We continue to hear from Jesus’ Sermon on the Mount and
today Jesus is inviting us to see that every encounter with sin is an encounter
with the choice for life or death. After
defending himself against accusations that he was trying to abolish the Law of
Moses by teaching his disciples that the evil or malicious thoughts that we
harbor in our heads and in our hearts are tantamount to having committed the
sins themselves, Jesus goes on to teach that therefore we must sever from our
lives the very sources of our sin. Jesus
meant his teaching about cutting off the sources of sin in our lives to be
every bit as graphic as the story of Aron Ralston seems to you here today. He wanted them to understand clearly that to
maintain their attachments to sin was to choose certain death; and thus that to
choose life would often mean that they would have to sever ties with things
that, perhaps, seem to them to be essential.
My brothers and sisters, this is the same teaching that
Jesus gives to us today: we have to choose.

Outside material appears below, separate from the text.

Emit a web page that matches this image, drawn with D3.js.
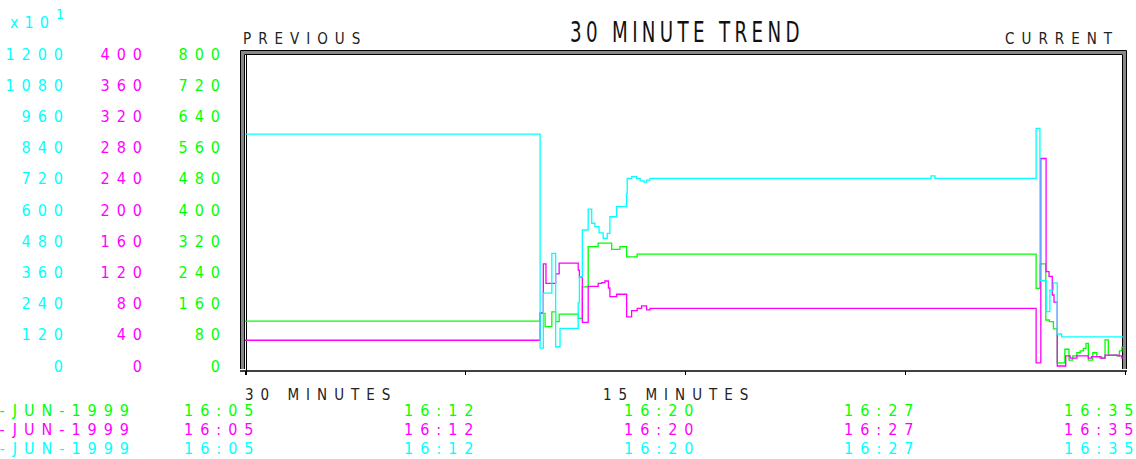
<!DOCTYPE html>
<html lang="en">
<head>
<meta charset="utf-8">
<script src="https://d3js.org/d3.v7.min.js"></script>
<style type="text/css">
body {
	margin: 0;
	background-color: #fff;
}
svg text {
	font-family: "Liberation Sans Narrow", "DejaVu Sans Condensed", "Liberation Sans", sans-serif;
}
.num {
	font-size: 16px;
	letter-spacing: 7px;
}
.word {
	font-size: 15px;
	letter-spacing: 7px;
	fill: #222;
}
.axis path { display: none; }
.axis line { stroke: #000; }
</style>
</head>
<body>
<div class="chart"></div>
<script type="text/javascript">
var cyanColor = '#00ffff';
var magColor = '#ff00ff';
var greenColor = '#00ff00';

// [minutes after 16:05, value] (step data)
var cyanTrend = [
	[0, 892], [10.06, 69], [10.17, 280], [10.46, 433], [10.59, 74], [10.74, 145],
	[11.36, 243], [11.40, 343], [11.50, 523], [11.70, 603], [11.82, 549], [11.93, 536],
	[12.07, 512], [12.21, 491], [12.35, 510], [12.44, 574], [12.67, 613], [13.01, 664],
	[13.03, 722], [13.18, 728], [13.35, 722], [13.47, 712], [13.60, 707], [13.69, 715],
	[13.81, 722], [23.39, 731], [23.52, 722], [26.97, 914], [27.10, 328], [27.31, 209],
	[27.44, 292], [27.56, 320], [27.69, 123], [27.84, 112], [29.93, 112]
];
var magTrend = [
	[0, 33], [10.06, 68], [10.17, 131], [10.26, 106], [10.59, 118], [10.71, 132],
	[11.36, 123], [11.40, 114], [11.50, 56], [11.70, 102], [12.04, 106], [12.16, 107],
	[12.27, 109], [12.39, 100], [12.44, 89], [12.67, 92], [13.01, 63], [13.18, 71],
	[13.37, 74], [13.52, 77], [13.69, 72], [13.81, 74], [26.97, 4], [27.13, 266],
	[27.31, 121], [27.41, 115], [27.52, 91], [27.58, 82], [27.69, 0], [27.98, 13],
	[28.13, 10], [28.36, 13], [28.75, 10], [28.86, 12], [29.15, 10], [29.32, 14],
	[29.77, 13], [29.89, 10], [29.93, 10]
];
var greenTrend = [
	[0, 115], [10.06, 135], [10.23, 101], [10.46, 139], [10.59, 114], [10.71, 133],
	[11.36, 122], [11.50, 203], [11.70, 306], [12.04, 315], [12.50, 299], [12.78, 306],
	[13.01, 280], [13.37, 287], [26.97, 199], [27.10, 262], [27.30, 118], [27.42, 114],
	[27.56, 95], [27.69, 8], [27.95, 43], [28.09, 15], [28.22, 26], [28.36, 34],
	[28.47, 39], [28.58, 45], [28.67, 58], [28.75, 15], [28.90, 34], [29.04, 24],
	[29.20, 20], [29.32, 67], [29.43, 28], [29.72, 26], [29.81, 39], [29.89, 48],
	[29.93, 48]
];

var cyanTicks = [0, 120, 240, 360, 480, 600, 720, 840, 960, 1080, 1200];
var magTicks = [0, 40, 80, 120, 160, 200, 240, 280, 320, 360, 400];
var greenTicks = [0, 80, 160, 240, 320, 400, 480, 560, 640, 720, 800];
var timeTicks = [0, 7.5, 15, 22.5, 30];
var timeLabels = ['16:05', '16:12', '16:20', '16:27', '16:35'];
var dateLabel = '17-JUN-1999';

var width = 1136, height = 459;
var ls = 7; // letter spacing of the number labels

var svg = d3.select(".chart").append("svg")
	.attr("width", width)
	.attr("height", height)
	.style("display", "block");

var x = d3.scaleLinear().domain([0, 30]).range([245, 1125]);
var yC = d3.scaleLinear().domain([0, 1200]).range([366, 54]);
var yM = d3.scaleLinear().domain([0, 400]).range([366, 54]);
var yG = d3.scaleLinear().domain([0, 800]).range([366, 54]);

// left value columns
function valueAxis(scale, ticks, right, color) {
	var g = svg.append("g")
		.attr("class", "axis num")
		.attr("transform", "translate(" + (right + ls) + ",0)")
		.call(d3.axisLeft(scale).tickValues(ticks).tickSize(0).tickPadding(0).tickFormat(d3.format("d")));
	g.selectAll("text").style("fill", color).style("font-family", null);
}
valueAxis(yC, cyanTicks, 63, cyanColor);
valueAxis(yM, magTicks, 142, magColor);
valueAxis(yG, greenTicks, 220, greenColor);

svg.append("text").attr("x", 10).attr("y", 28)
	.attr("class", "num").style("fill", cyanColor).style("letter-spacing", "6px")
	.text("x10");
svg.append("text").attr("x", 56).attr("y", 19)
	.attr("class", "num").style("fill", cyanColor).style("font-size", "14px")
	.text("1");

// frame
svg.append("path")
	.attr("d", "M242.5,369V52.5H1124.5V369")
	.style("fill", "none").style("stroke", "#888").style("stroke-width", 3);
svg.append("path")
	.attr("d", "M240.5,369V50.5H1126.5V369")
	.style("fill", "none").style("stroke", "#000").style("stroke-width", 1);
svg.append("path")
	.attr("d", "M244.5,369V54.5H1122.5V369")
	.style("fill", "none").style("stroke", "#000").style("stroke-width", 1);
svg.append("line")
	.attr("x1", 246.5).attr("x2", 246.5).attr("y1", 55).attr("y2", 375)
	.style("stroke", "#000");

// time axis
svg.append("g")
	.attr("class", "axis")
	.attr("transform", "translate(0,371)")
	.call(d3.axisBottom(x).tickValues(timeTicks).tickSize(4).tickFormat(""));
svg.append("line")
	.attr("x1", 240).attr("x2", 1127).attr("y1", 371).attr("y2", 371)
	.style("stroke", "#000").style("stroke-width", 1.5);

// trend lines
var step = function(ys) {
	return d3.line().curve(d3.curveStepAfter)
		.x(function(d) { return x(d[0]); })
		.y(function(d) { return ys(d[1]); });
};
var series = [
	{ data: greenTrend, y: yG, color: greenColor },
	{ data: magTrend, y: yM, color: magColor },
	{ data: cyanTrend, y: yC, color: cyanColor }
];
svg.append("g").selectAll("path")
	.data(series)
	.enter().append("path")
	.attr("d", function(s) { return step(s.y)(s.data); })
	.style("fill", "none")
	.style("stroke", function(s) { return s.color; })
	.style("stroke-width", 1.3);

// headings
svg.append("text")
	.attr("transform", "translate(570,42) scale(0.7,1)")
	.style("font-size", "29px").style("letter-spacing", "6.2px").style("fill", "#111")
	.text("30 MINUTE TREND");
svg.append("text").attr("class", "word").attr("x", 243).attr("y", 44).text("PREVIOUS");
svg.append("text").attr("class", "word").attr("x", 1112 + 7).attr("y", 44)
	.attr("text-anchor", "end").text("CURRENT");
svg.append("text").attr("class", "word").attr("x", 245).attr("y", 400).text("30 MINUTES");
svg.append("text").attr("class", "word").attr("x", 603).attr("y", 400).text("15 MINUTES");

// date / time rows
var rows = [
	{ y: 416, color: greenColor },
	{ y: 435, color: magColor },
	{ y: 454, color: cyanColor }
];
rows.forEach(function(r) {
	svg.append("text").attr("class", "num")
		.attr("x", 129 + ls).attr("y", r.y).attr("text-anchor", "end")
		.style("fill", r.color).text(dateLabel);
	var g = svg.append("g")
		.attr("class", "axis num")
		.attr("transform", "translate(0," + r.y + ")")
		.call(d3.axisBottom(x).tickValues(timeTicks).tickSize(0).tickPadding(0)
			.tickFormat(function(d, i) { return timeLabels[i]; }));
	g.selectAll("text")
		.attr("dy", 0).attr("y", 0)
		.attr("text-anchor", "end").attr("x", 8 + ls)
		.style("fill", r.color).style("font-family", null);
});
</script>
</body>
</html>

In other words, the choice for life or death has been given to us. God will not choose for us and, like Aron
Ralston, to choose not to choose is to choose death. This, of course, is not easy. Before sin, we didn’t have to struggle so
much against our passions. After sin,
however, our passions have become disproportionately strong, which clouds our
judgments and makes it extremely difficult to choose what is right: that is, to
choose life. (This is why even Saint
Paul could write, “I do not understand my own actions. For I do not do what I
want, but I do the very thing I hate.”
Can anybody here relate with that?)
God, of course, knows this too. This is why he sent his Son, Jesus, to save
us. God knew that, after sin, we could
never overcome our passions and fully choose life once again. And so he sent his Son to become one of us—a
human person that would experience all of the weaknesses of our human
nature—who nevertheless possessed divine power to overcome our weaknesses so as
to choose life.
In the Garden of Gethsemane, Jesus was faced with the
ultimate choice of life or death. He
knew, however, that any choice that would spare his life, but which was outside
of the will of his Father, was really a choice for death. Thus, he handed over his life completely and
in doing so made it possible for us to receive the grace that we need to sever
our ties to sin and thus to choose life also.
The grace that Jesus’ choice won for us we first received in baptism;
and we continue to receive that grace whenever we receive his Body and Blood
from this altar.
This grace, however, is ineffective if we refuse to use it
to free ourselves from our bondage to sin.
Rather, it must be the sharp knife that we use to cut off any part of
our life that continues to lead us into sin.
With the same desperate energy that Aron Ralston used to cut off his
hand and thus escape to be saved, we must attack our attachments to whatever it
is in our lives that leads us to sin with the grace that we receive from this
altar so as to sever our ties to them completely and thus escape to be saved.
My brothers and sisters, every day we encounter the choice
for life or death whenever we encounter a temptation to sin. We need not be afraid, however, because we
have been given the help that we need to choose life: the sacrifice that Jesus,
our Lord and our brother, chose for us.